#### Work to do:
Set down the material below word for word, excluding the pictures.

>> Start Data shown

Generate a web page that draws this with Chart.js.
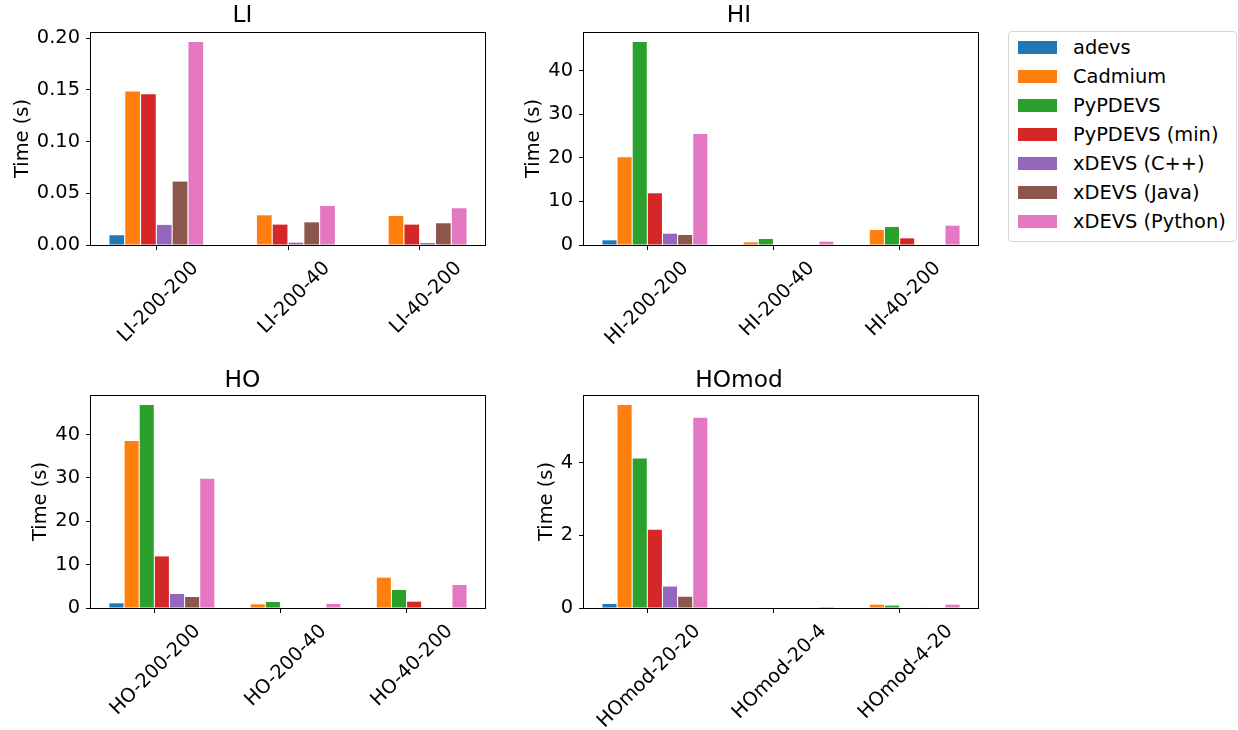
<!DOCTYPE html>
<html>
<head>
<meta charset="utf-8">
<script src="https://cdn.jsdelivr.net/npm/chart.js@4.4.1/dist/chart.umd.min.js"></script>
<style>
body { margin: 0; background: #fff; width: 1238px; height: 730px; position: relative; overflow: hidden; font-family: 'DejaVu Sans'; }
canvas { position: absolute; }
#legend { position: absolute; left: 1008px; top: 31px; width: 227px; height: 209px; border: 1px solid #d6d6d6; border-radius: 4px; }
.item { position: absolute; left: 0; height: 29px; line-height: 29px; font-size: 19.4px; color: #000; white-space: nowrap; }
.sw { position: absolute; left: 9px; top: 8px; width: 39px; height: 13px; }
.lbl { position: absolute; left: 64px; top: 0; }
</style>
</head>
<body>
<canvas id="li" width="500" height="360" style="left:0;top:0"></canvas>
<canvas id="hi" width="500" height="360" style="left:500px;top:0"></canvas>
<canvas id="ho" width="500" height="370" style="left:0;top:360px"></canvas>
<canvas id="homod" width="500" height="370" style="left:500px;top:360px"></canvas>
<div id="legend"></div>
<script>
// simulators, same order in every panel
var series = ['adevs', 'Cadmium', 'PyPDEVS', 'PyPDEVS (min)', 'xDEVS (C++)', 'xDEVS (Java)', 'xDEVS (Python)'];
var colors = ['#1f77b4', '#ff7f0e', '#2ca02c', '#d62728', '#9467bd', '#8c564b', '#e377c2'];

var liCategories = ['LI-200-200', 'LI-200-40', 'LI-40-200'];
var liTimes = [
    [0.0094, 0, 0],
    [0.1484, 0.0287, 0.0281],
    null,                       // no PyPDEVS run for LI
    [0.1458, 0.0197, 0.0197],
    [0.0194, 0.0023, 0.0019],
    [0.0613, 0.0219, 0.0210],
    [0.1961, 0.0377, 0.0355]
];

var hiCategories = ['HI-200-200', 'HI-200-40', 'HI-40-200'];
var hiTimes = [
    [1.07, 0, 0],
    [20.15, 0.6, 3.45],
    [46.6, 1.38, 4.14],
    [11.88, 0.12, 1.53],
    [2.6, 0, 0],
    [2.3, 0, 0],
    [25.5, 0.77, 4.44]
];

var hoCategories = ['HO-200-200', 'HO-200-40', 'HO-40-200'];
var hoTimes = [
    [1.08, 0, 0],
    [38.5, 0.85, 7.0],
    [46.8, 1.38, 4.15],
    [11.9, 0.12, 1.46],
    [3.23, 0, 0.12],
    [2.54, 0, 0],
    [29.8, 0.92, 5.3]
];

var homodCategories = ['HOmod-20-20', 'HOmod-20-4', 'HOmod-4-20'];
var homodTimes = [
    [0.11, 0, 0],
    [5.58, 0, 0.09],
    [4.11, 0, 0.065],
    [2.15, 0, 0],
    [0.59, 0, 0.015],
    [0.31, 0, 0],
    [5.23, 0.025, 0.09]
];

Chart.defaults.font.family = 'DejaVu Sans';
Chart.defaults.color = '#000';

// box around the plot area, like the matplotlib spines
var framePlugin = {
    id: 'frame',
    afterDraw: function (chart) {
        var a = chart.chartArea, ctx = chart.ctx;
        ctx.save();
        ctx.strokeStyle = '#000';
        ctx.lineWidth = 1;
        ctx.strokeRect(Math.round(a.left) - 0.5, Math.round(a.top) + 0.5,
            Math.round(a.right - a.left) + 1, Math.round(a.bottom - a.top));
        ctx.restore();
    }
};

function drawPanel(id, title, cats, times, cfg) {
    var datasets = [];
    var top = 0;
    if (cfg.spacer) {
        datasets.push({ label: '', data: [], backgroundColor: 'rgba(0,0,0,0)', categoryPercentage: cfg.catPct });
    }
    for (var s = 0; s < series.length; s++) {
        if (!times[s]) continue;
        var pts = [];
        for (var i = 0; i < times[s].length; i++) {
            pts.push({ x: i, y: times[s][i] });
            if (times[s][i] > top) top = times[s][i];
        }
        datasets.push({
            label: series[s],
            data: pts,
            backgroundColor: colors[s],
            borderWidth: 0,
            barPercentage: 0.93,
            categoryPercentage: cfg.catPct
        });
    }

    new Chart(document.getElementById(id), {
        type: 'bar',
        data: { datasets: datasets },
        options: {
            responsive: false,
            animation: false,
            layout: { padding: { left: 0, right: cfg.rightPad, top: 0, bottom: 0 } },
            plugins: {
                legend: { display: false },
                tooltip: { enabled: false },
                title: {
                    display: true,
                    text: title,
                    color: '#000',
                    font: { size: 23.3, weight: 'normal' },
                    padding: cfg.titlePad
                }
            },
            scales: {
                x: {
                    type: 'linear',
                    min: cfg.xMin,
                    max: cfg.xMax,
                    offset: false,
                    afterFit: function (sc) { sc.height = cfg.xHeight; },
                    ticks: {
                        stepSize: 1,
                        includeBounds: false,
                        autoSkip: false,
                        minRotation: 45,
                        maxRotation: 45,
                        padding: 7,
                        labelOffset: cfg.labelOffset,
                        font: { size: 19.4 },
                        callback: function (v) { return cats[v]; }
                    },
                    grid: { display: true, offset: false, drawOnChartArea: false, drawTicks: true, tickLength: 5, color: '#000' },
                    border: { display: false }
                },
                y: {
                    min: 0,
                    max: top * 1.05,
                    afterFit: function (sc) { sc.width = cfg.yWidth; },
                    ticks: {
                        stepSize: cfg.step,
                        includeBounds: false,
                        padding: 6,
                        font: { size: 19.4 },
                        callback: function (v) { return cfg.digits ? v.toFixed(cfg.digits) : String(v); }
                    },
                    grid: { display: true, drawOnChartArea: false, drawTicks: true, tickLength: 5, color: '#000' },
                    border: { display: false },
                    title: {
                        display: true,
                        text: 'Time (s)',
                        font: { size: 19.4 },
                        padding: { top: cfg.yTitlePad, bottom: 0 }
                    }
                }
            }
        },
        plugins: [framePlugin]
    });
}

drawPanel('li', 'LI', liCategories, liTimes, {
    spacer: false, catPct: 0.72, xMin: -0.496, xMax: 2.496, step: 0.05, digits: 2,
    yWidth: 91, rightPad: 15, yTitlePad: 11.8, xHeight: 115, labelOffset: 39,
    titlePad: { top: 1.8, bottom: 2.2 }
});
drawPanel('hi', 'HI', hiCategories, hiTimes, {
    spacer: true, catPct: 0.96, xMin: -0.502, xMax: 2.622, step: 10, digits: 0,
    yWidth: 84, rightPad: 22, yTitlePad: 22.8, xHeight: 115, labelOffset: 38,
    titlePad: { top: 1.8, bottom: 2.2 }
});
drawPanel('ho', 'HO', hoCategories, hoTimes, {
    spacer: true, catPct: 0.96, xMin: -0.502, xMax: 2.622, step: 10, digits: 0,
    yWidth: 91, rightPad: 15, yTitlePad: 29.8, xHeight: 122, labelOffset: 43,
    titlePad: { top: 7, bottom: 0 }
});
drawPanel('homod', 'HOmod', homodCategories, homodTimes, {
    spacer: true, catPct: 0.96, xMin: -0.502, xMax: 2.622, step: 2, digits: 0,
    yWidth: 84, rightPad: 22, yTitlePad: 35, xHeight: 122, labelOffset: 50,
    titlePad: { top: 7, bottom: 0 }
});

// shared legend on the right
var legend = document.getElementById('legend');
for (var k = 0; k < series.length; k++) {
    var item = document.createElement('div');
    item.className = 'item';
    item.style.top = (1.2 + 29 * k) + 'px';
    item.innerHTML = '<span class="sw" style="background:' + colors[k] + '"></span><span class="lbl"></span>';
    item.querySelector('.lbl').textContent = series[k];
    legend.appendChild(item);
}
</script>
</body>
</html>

>> End Data shown

#### Full answer:
Generate a web page that draws this with Chart.js.
<!DOCTYPE html>
<html>
<head>
<meta charset="utf-8">
<script src="https://cdn.jsdelivr.net/npm/chart.js@4.4.1/dist/chart.umd.min.js"></script>
<style>
body { margin: 0; background: #fff; width: 1238px; height: 730px; position: relative; overflow: hidden; font-family: 'DejaVu Sans'; }
canvas { position: absolute; }
#legend { position: absolute; left: 1008px; top: 31px; width: 227px; height: 209px; border: 1px solid #d6d6d6; border-radius: 4px; }
.item { position: absolute; left: 0; height: 29px; line-height: 29px; font-size: 19.4px; color: #000; white-space: nowrap; }
.sw { position: absolute; left: 9px; top: 8px; width: 39px; height: 13px; }
.lbl { position: absolute; left: 64px; top: 0; }
</style>
</head>
<body>
<canvas id="li" width="500" height="360" style="left:0;top:0"></canvas>
<canvas id="hi" width="500" height="360" style="left:500px;top:0"></canvas>
<canvas id="ho" width="500" height="370" style="left:0;top:360px"></canvas>
<canvas id="homod" width="500" height="370" style="left:500px;top:360px"></canvas>
<div id="legend"></div>
<script>
// simulators, same order in every panel
var series = ['adevs', 'Cadmium', 'PyPDEVS', 'PyPDEVS (min)', 'xDEVS (C++)', 'xDEVS (Java)', 'xDEVS (Python)'];
var colors = ['#1f77b4', '#ff7f0e', '#2ca02c', '#d62728', '#9467bd', '#8c564b', '#e377c2'];

var liCategories = ['LI-200-200', 'LI-200-40', 'LI-40-200'];
var liTimes = [
    [0.0094, 0, 0],
    [0.1484, 0.0287, 0.0281],
    null,                       // no PyPDEVS run for LI
    [0.1458, 0.0197, 0.0197],
    [0.0194, 0.0023, 0.0019],
    [0.0613, 0.0219, 0.0210],
    [0.1961, 0.0377, 0.0355]
];

var hiCategories = ['HI-200-200', 'HI-200-40', 'HI-40-200'];
var hiTimes = [
    [1.07, 0, 0],
    [20.15, 0.6, 3.45],
    [46.6, 1.38, 4.14],
    [11.88, 0.12, 1.53],
    [2.6, 0, 0],
    [2.3, 0, 0],
    [25.5, 0.77, 4.44]
];

var hoCategories = ['HO-200-200', 'HO-200-40', 'HO-40-200'];
var hoTimes = [
    [1.08, 0, 0],
    [38.5, 0.85, 7.0],
    [46.8, 1.38, 4.15],
    [11.9, 0.12, 1.46],
    [3.23, 0, 0.12],
    [2.54, 0, 0],
    [29.8, 0.92, 5.3]
];

var homodCategories = ['HOmod-20-20', 'HOmod-20-4', 'HOmod-4-20'];
var homodTimes = [
    [0.11, 0, 0],
    [5.58, 0, 0.09],
    [4.11, 0, 0.065],
    [2.15, 0, 0],
    [0.59, 0, 0.015],
    [0.31, 0, 0],
    [5.23, 0.025, 0.09]
];

Chart.defaults.font.family = 'DejaVu Sans';
Chart.defaults.color = '#000';

// box around the plot area, like the matplotlib spines
var framePlugin = {
    id: 'frame',
    afterDraw: function (chart) {
        var a = chart.chartArea, ctx = chart.ctx;
        ctx.save();
        ctx.strokeStyle = '#000';
        ctx.lineWidth = 1;
        ctx.strokeRect(Math.round(a.left) - 0.5, Math.round(a.top) + 0.5,
            Math.round(a.right - a.left) + 1, Math.round(a.bottom - a.top));
        ctx.restore();
    }
};

function drawPanel(id, title, cats, times, cfg) {
    var datasets = [];
    var top = 0;
    if (cfg.spacer) {
        datasets.push({ label: '', data: [], backgroundColor: 'rgba(0,0,0,0)', categoryPercentage: cfg.catPct });
    }
    for (var s = 0; s < series.length; s++) {
        if (!times[s]) continue;
        var pts = [];
        for (var i = 0; i < times[s].length; i++) {
            pts.push({ x: i, y: times[s][i] });
            if (times[s][i] > top) top = times[s][i];
        }
        datasets.push({
            label: series[s],
            data: pts,
            backgroundColor: colors[s],
            borderWidth: 0,
            barPercentage: 0.93,
            categoryPercentage: cfg.catPct
        });
    }

    new Chart(document.getElementById(id), {
        type: 'bar',
        data: { datasets: datasets },
        options: {
            responsive: false,
            animation: false,
            layout: { padding: { left: 0, right: cfg.rightPad, top: 0, bottom: 0 } },
            plugins: {
                legend: { display: false },
                tooltip: { enabled: false },
                title: {
                    display: true,
                    text: title,
                    color: '#000',
                    font: { size: 23.3, weight: 'normal' },
                    padding: cfg.titlePad
                }
            },
            scales: {
                x: {
                    type: 'linear',
                    min: cfg.xMin,
                    max: cfg.xMax,
                    offset: false,
                    afterFit: function (sc) { sc.height = cfg.xHeight; },
                    ticks: {
                        stepSize: 1,
                        includeBounds: false,
                        autoSkip: false,
                        minRotation: 45,
                        maxRotation: 45,
                        padding: 7,
                        labelOffset: cfg.labelOffset,
                        font: { size: 19.4 },
                        callback: function (v) { return cats[v]; }
                    },
                    grid: { display: true, offset: false, drawOnChartArea: false, drawTicks: true, tickLength: 5, color: '#000' },
                    border: { display: false }
                },
                y: {
                    min: 0,
                    max: top * 1.05,
                    afterFit: function (sc) { sc.width = cfg.yWidth; },
                    ticks: {
                        stepSize: cfg.step,
                        includeBounds: false,
                        padding: 6,
                        font: { size: 19.4 },
                        callback: function (v) { return cfg.digits ? v.toFixed(cfg.digits) : String(v); }
                    },
                    grid: { display: true, drawOnChartArea: false, drawTicks: true, tickLength: 5, color: '#000' },
                    border: { display: false },
                    title: {
                        display: true,
                        text: 'Time (s)',
                        font: { size: 19.4 },
                        padding: { top: cfg.yTitlePad, bottom: 0 }
                    }
                }
            }
        },
        plugins: [framePlugin]
    });
}

drawPanel('li', 'LI', liCategories, liTimes, {
    spacer: false, catPct: 0.72, xMin: -0.496, xMax: 2.496, step: 0.05, digits: 2,
    yWidth: 91, rightPad: 15, yTitlePad: 11.8, xHeight: 115, labelOffset: 39,
    titlePad: { top: 1.8, bottom: 2.2 }
});
drawPanel('hi', 'HI', hiCategories, hiTimes, {
    spacer: true, catPct: 0.96, xMin: -0.502, xMax: 2.622, step: 10, digits: 0,
    yWidth: 84, rightPad: 22, yTitlePad: 22.8, xHeight: 115, labelOffset: 38,
    titlePad: { top: 1.8, bottom: 2.2 }
});
drawPanel('ho', 'HO', hoCategories, hoTimes, {
    spacer: true, catPct: 0.96, xMin: -0.502, xMax: 2.622, step: 10, digits: 0,
    yWidth: 91, rightPad: 15, yTitlePad: 29.8, xHeight: 122, labelOffset: 43,
    titlePad: { top: 7, bottom: 0 }
});
drawPanel('homod', 'HOmod', homodCategories, homodTimes, {
    spacer: true, catPct: 0.96, xMin: -0.502, xMax: 2.622, step: 2, digits: 0,
    yWidth: 84, rightPad: 22, yTitlePad: 35, xHeight: 122, labelOffset: 50,
    titlePad: { top: 7, bottom: 0 }
});

// shared legend on the right
var legend = document.getElementById('legend');
for (var k = 0; k < series.length; k++) {
    var item = document.createElement('div');
    item.className = 'item';
    item.style.top = (1.2 + 29 * k) + 'px';
    item.innerHTML = '<span class="sw" style="background:' + colors[k] + '"></span><span class="lbl"></span>';
    item.querySelector('.lbl').textContent = series[k];
    legend.appendChild(item);
}
</script>
</body>
</html>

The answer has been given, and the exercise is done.